Although it is not uncommon in German employment contracts to include a provision containing the employee’s general consent to any kind of data collection, processing and use, it is doubtful that such general and unspecified consent (in terms of scope and purpose) in standard terms is in accordance with the prerequisites set out in Section 4a BDSG. Moreover, even if effective consent is granted, it is revocable by the employee at any time.


The crucial distinction that has to be made in order to assess the legitimacy of e-mail monitoring under Section 32 BDSG is whether or not the employer allows the use of the business e-mail system by its employees for private communications.

Private use prohibited

If the employer prohibits any private use of the business e-mail system it is—as a general rule—legal for the employer to monitor all e-mail correspondence. Just as traditional hard copy letters are business correspondence, e-mail correspondence is seen as business correspondence and therefore cannot be considered “personal data”. As a result, the application of the BDSG and the protection it affords to employees is not triggered. The employer may save connection data (such as date, time and data volume) and the e-mail addresses of the sender and the recipient, as well as access and save the content of all e-mails (content data) received and sent via the business account.
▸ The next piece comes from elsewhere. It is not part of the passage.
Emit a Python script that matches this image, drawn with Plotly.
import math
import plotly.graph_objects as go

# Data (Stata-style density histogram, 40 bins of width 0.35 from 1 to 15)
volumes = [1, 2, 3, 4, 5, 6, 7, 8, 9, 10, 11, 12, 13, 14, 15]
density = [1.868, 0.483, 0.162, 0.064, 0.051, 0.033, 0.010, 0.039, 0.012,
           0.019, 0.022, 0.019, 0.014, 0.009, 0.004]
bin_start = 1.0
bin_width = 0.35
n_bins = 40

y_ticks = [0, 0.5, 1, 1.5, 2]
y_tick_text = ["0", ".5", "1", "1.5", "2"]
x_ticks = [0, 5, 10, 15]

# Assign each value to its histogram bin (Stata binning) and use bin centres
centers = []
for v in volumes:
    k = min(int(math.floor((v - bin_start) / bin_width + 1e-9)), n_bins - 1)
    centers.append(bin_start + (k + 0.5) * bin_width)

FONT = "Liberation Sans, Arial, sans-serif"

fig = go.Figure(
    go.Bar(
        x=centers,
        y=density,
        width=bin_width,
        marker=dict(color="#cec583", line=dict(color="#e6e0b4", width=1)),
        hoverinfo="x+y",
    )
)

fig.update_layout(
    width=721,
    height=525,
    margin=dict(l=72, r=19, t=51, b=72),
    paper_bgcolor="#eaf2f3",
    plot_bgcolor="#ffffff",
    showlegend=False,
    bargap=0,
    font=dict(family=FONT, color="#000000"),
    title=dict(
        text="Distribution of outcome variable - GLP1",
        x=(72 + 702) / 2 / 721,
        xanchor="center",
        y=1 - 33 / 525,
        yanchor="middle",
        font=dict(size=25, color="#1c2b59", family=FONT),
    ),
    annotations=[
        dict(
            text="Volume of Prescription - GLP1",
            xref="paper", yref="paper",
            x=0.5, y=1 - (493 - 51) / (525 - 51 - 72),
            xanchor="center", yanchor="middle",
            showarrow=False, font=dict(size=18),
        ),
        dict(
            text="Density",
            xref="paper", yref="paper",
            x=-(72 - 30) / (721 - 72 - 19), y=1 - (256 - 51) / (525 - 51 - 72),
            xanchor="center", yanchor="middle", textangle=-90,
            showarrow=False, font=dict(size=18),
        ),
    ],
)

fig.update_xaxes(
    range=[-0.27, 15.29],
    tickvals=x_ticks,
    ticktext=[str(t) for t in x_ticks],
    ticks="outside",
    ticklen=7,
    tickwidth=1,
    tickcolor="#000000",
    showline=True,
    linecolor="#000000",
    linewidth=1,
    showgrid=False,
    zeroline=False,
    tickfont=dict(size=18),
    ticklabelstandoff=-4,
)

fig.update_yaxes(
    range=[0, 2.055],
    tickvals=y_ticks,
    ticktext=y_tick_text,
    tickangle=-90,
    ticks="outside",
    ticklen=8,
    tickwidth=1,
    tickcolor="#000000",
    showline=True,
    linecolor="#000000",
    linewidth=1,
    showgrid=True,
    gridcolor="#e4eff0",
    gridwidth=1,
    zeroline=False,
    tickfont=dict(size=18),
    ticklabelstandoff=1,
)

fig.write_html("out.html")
An exception applies to cases of obvious private use of the business e-mail system, even if private use is prohibited. If an e-mail is marked as “private” by the employee or contains obviously private material (an indication of which could be a subject heading “personal”, “confidential”, “your doctor’s appointment”, “holiday pictures”, etc.) the employer may neither access nor save those private e-mails because the utilisation of such private data is not necessary for the establishment, carrying out or termination of an employment relationship under Section 32 BDSG.

Private Use Allowed or Accepted

If an employer allows the private use of the business e-mail system (joint e-mail address), it is prohibited from either saving or accessing connection data and content data. Significantly, this applies to private e-mails as well as to business e-mails. Access is prohibited to not only the content of the private e-mails, but also to the account itself as this would make available private information relating to the e-mail, such as the date and time it was sent, the subject heading and, most important, the person the employee is communicating with, or at least his or her e-mail address. As a consequence, the employer would not be able to access the employee’s account for any purpose, even in order to select business e-mails from private e-mails.

These strict standards apply not only if private use of the system is allowed expressly, but also if the employer accepts private use of the e-mail system implicitly. If, however, the employer allows the private use of the business e-mail system, but provides an e-mail account and address separate from the business account, the business account can be monitored fully, as it can be if private use was prohibited, whereas monitoring of the separate private account is strictly prohibited.

There is some controversy over whether or not the use of a business e-mail system is covered and protected by the secrecy obligation enshrined in the German Telecommunications Act (Telekommunikationsgesetz, or TKG). Because the protection of the TKG ends with the completion of the data transmission process, however, it is the BDSG that governs the legitimacy of any monitoring measure taken after the e-mail is received into the employee’s business e-mail account.

Monitoring to Investigate Crimes

Section 32 BDSG provides another reason for the lawful collection, processing and use of personal data, even if private use is allowed or accepted. The employer may take monitoring measures in order to reveal criminal conduct by its employee under the following statutory conditions:

  • There must be a documented reason to believe the data subject has committed a crime while employed (in the framework of the employment relationship).
  • The collection, processing or use of personal data is necessary to investigate the crime.
  • The employee does not have an overriding legitimate interest in ruling out the possibility of collection, processing or use of the data if the type and extent of the collection, processing or use is not disproportionate to the reason.

The standard of sufficient evidence needed to trigger e-mail monitoring is very strict. There must first be concrete evidence that a crime has been committed. There must also be a tangible suspicion with regard to one specific employee—or at least with regard to a limited group of employees— and only those people can be monitored. Under no circumstances is companywide monitoring of e-mail accounts of all employees permissible.

The assessment of legitimacy of e-mail monitoring in these circumstances has to be made on a case-by-case basis. This makes it difficult for the employer to legitimately take the decision to investigate crimes by monitoring e-mails. Other than in very clear-cut cases, a residual risk of violating the BDSG remains.


To reduce the risk of violating the BDSG, an employer should

  • ƒƒ Prohibit the private use of the business e-mail system
  • ƒƒ Provide a separate private e-mail account if private use is allowed
  • ƒƒ Obtain valid consent from the employee for the specific monitoring measures the employer intends to take.